▶ EXERCISE
Find each line with the string "this" and report it.

▶ RECORD LIST
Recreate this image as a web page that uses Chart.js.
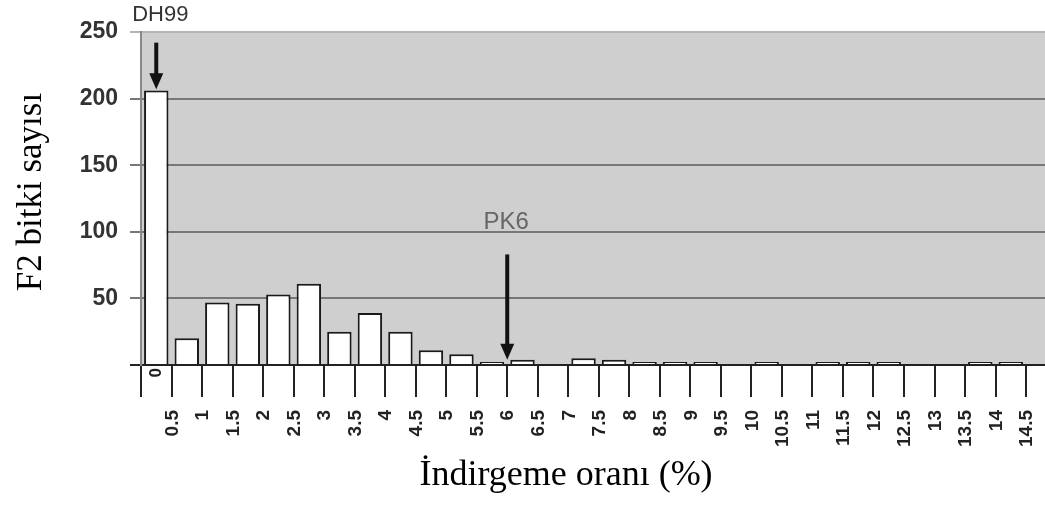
<!DOCTYPE html>
<html>
<head>
<meta charset="utf-8">
<script src="https://cdn.jsdelivr.net/npm/chart.js@4/dist/chart.umd.min.js"></script>
<style>
  html, body { margin: 0; padding: 0; background: #fff; }
  #wrap { width: 1045px; height: 505px; position: relative; }
</style>
</head>
<body>
<div id="wrap"><canvas id="chart" width="1045" height="505"></canvas></div>
<script>
// bin centres (İndirgeme oranı, %) - each bin is 0.5 wide
const binCenters = [0.25, 0.75, 1.25, 1.75, 2.25, 2.75, 3.25, 3.75, 4.25, 4.75,
  5.25, 5.75, 6.25, 6.75, 7.25, 7.75, 8.25, 8.75, 9.25, 9.75,
  10.25, 10.75, 11.25, 11.75, 12.25, 12.75, 13.25, 13.75, 14.25];
// F2 bitki sayısı per bin
const plantCounts = [206, 20, 47, 46, 53, 61, 25, 39, 25, 11,
  8, 1, 4, 0, 5, 4, 1, 1, 1, 0,
  1, 0, 1, 1, 1, 0, 0, 1, 1];
const yTicks = [0, 50, 100, 150, 200, 250];
const markers = [
  { label: "DH99", x: 0.25, from: 242, to: 207, labelY: 258 },
  { label: "PK6", x: 6, from: 83, to: 4, labelY: 102 },
];

// empty bins get no bar
const points = binCenters
  .map((x, i) => ({ x: x, y: plantCounts[i] }))
  .filter((p) => p.y > 0);

// gray plot background
const plotBg = {
  id: "plotBg",
  beforeDraw(chart) {
    const { ctx, chartArea } = chart;
    ctx.save();
    ctx.fillStyle = "#cfcfcf";
    ctx.fillRect(chartArea.left, chartArea.top, chartArea.right - chartArea.left, chartArea.bottom - chartArea.top);
    ctx.restore();
  },
};

// rotated x tick labels, titles and arrows
const extras = {
  id: "extras",
  afterDraw(chart) {
    const ctx = chart.ctx;
    const xs = chart.scales.x;
    const ys = chart.scales.y;

    ctx.save();
    ctx.fillStyle = "#222";
    ctx.font = "bold 19px 'Liberation Sans', Arial, sans-serif";
    ctx.textBaseline = "middle";
    xs.ticks.forEach((t) => {
      const px = xs.getPixelForValue(t.value);
      ctx.save();
      if (t.value === 0) {
        ctx.font = "bold 17px 'Liberation Sans', Arial, sans-serif";
        ctx.translate(px + 15, ys.bottom + 3);
        ctx.rotate(-Math.PI / 2);
        ctx.textAlign = "right";
        ctx.fillText("0", 0, 0);
      } else {
        ctx.translate(px + 1, ys.bottom + 45);
        ctx.rotate(-Math.PI / 2);
        ctx.textAlign = "right";
        ctx.fillText(String(t.value), 0, 0);
      }
      ctx.restore();
    });

    // axis titles
    ctx.fillStyle = "#000";
    ctx.textAlign = "center";
    ctx.textBaseline = "middle";
    ctx.font = "36px 'Liberation Serif', 'Times New Roman', serif";
    ctx.fillText("İndirgeme oranı (%)", 566, 476);
    ctx.save();
    ctx.font = "35px 'Liberation Serif', 'Times New Roman', serif";
    ctx.translate(32, 192);
    ctx.rotate(-Math.PI / 2);
    ctx.fillText("F2 bitki sayısı", 0, 0);
    ctx.restore();

    // arrows + labels
    markers.forEach((m) => {
      const px = xs.getPixelForValue(m.x);
      const y0 = ys.getPixelForValue(m.from);
      const y1 = ys.getPixelForValue(m.to);
      ctx.strokeStyle = "#111";
      ctx.fillStyle = "#111";
      ctx.lineWidth = 4;
      ctx.beginPath();
      ctx.moveTo(px, y0);
      ctx.lineTo(px, y1 - 14);
      ctx.stroke();
      ctx.beginPath();
      ctx.moveTo(px - 7, y1 - 16);
      ctx.lineTo(px + 7, y1 - 16);
      ctx.lineTo(px, y1);
      ctx.closePath();
      ctx.fill();

      const isDH = m.label === "DH99";
      ctx.fillStyle = isDH ? "#333" : "#666";
      ctx.font = (isDH ? "22px" : "24px") + " 'Liberation Sans', Arial, sans-serif";
      ctx.textAlign = "center";
      ctx.textBaseline = "alphabetic";
      ctx.fillText(m.label, px + (isDH ? 4 : -1), ys.getPixelForValue(m.labelY));
    });
    ctx.restore();
  },
};

new Chart(document.getElementById("chart"), {
  type: "bar",
  data: {
    datasets: [{
      data: points,
      backgroundColor: "#ffffff",
      borderColor: "#1a1a1a",
      borderWidth: 2,
      minBarLength: 3,
      barPercentage: 0.8,
      categoryPercentage: 1.0,
    }],
  },
  options: {
    responsive: false,
    animation: false,
    events: [],
    layout: { padding: { top: 32, right: 0, left: 0, bottom: 0 } },
    plugins: { legend: { display: false }, tooltip: { enabled: false } },
    scales: {
      x: {
        type: "linear",
        offset: false,
        min: 0,
        max: 14.81,
        afterFit: (s) => { s.height = 140; },
        ticks: { stepSize: 0.5, includeBounds: false, display: false, autoSkip: false },
        grid: { offset: false, drawOnChartArea: false, drawTicks: true, tickLength: 32, color: "#222", lineWidth: 2 },
        border: { display: true, color: "#222", width: 2 },
      },
      y: {
        min: 0,
        max: 250,
        afterFit: (s) => { s.width = 141; },
        afterBuildTicks: (s) => { s.ticks = yTicks.map((v) => ({ value: v })); },
        ticks: {
          stepSize: 50,
          color: "#333",
          padding: 12,
          font: { family: "'Liberation Sans', Arial, sans-serif", size: 23, weight: "bold" },
          callback: (v) => (v === 0 ? "" : v),
        },
        grid: {
          tickLength: 11,
          lineWidth: 2,
          color: (c) => (c.tick && c.tick.value === 0 ? "#222" : c.tick && c.tick.value === 250 ? "#b5b5b5" : "#777"),
        },
        border: { display: true, color: "#888", width: 2 },
      },
    },
  },
  plugins: [plotBg, extras],
});
</script>
</body>
</html>
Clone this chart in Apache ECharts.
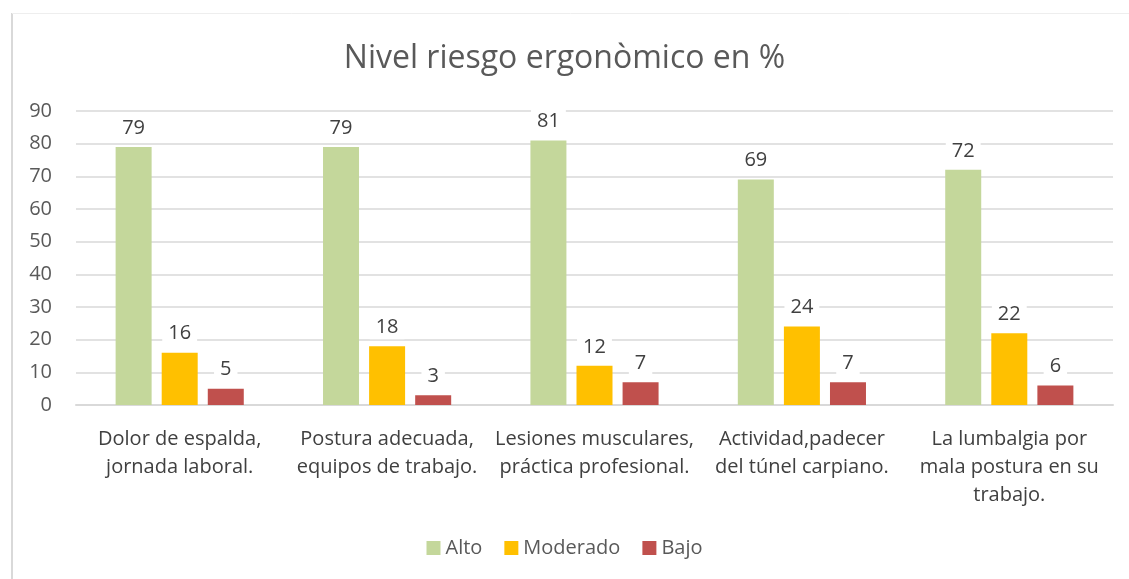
<!DOCTYPE html>
<html>
<head>
<meta charset="utf-8">
<script src="https://cdn.jsdelivr.net/npm/echarts@6/dist/echarts.min.js"></script>
<style>
  html, body { margin: 0; padding: 0; background: #fff; }
  #chart { width: 1129px; height: 579px; }
</style>
</head>
<body>
<div id="chart"></div>
<script>
// categorías y valores
var categorias = [
  "Dolor de espalda,\njornada laboral.",
  "Postura adecuada,\nequipos de trabajo.",
  "Lesiones musculares,\npráctica profesional.",
  "Actividad,padecer\ndel túnel carpiano.",
  "La lumbalgia por\nmala postura en su\ntrabajo."
];
var alto = [79, 79, 81, 69, 72];
var moderado = [16, 18, 12, 24, 22];
var bajo = [5, 3, 7, 7, 6];

var fuente = "'Open Sans', 'Noto Sans', sans-serif";

var etiqueta = {
  show: true,
  position: "top",
  distance: 7,
  color: "#404040",
  fontSize: 20,
  fontFamily: fuente,
  backgroundColor: "#fff",
  padding: [2, 6]
};

var chart = echarts.init(document.getElementById("chart"));
chart.setOption({
  backgroundColor: "#fff",
  animation: false,
  title: {
    text: "Nivel riesgo ergonòmico en %",
    left: "center",
    top: 38,
    textStyle: {
      color: "#595959",
      fontSize: 32,
      fontWeight: "normal",
      fontFamily: fuente
    }
  },
  graphic: [
    { type: "line", shape: { x1: 12, y1: 13, x2: 12, y2: 579 }, style: { stroke: "#d9d9d9", lineWidth: 2 } },
    { type: "line", shape: { x1: 12, y1: 13.5, x2: 1129, y2: 13.5 }, style: { stroke: "#eeeeee", lineWidth: 1 } }
  ],
  legend: {
    bottom: 16,
    left: "center",
    itemWidth: 14,
    itemHeight: 14,
    itemGap: 22,
    icon: "rect",
    textStyle: { color: "#595959", fontSize: 20, fontFamily: fuente },
    data: ["Alto", "Moderado", "Bajo"]
  },
  grid: {
    left: 76,
    right: 16,
    top: 111,
    bottom: 174
  },
  xAxis: {
    type: "category",
    data: categorias,
    axisTick: { show: false },
    axisLine: { lineStyle: { color: "#d9d9d9", width: 2 } },
    axisLabel: {
      interval: 0,
      margin: 20,
      color: "#404040",
      fontSize: 20,
      lineHeight: 28,
      fontFamily: fuente
    }
  },
  yAxis: {
    type: "value",
    min: 0,
    max: 90,
    interval: 10,
    axisLine: { show: false },
    axisTick: { show: false },
    axisLabel: { margin: 24, color: "#595959", fontSize: 20, fontFamily: fuente },
    splitLine: { lineStyle: { color: "#d9d9d9", width: 1.5 } }
  },
  series: [
    { name: "Alto", type: "bar", data: alto, barWidth: 36, barGap: "28%", itemStyle: { color: "#C4D79B" }, label: etiqueta },
    { name: "Moderado", type: "bar", data: moderado, barWidth: 36, barGap: "28%", itemStyle: { color: "#FFC000" }, label: etiqueta },
    { name: "Bajo", type: "bar", data: bajo, barWidth: 36, barGap: "28%", itemStyle: { color: "#C0504D" }, label: etiqueta }
  ]
});
</script>
</body>
</html>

▶ COMPLETE OUTPUT
Recreate this image as a web page that uses Chart.js.
Clone this chart in Apache ECharts.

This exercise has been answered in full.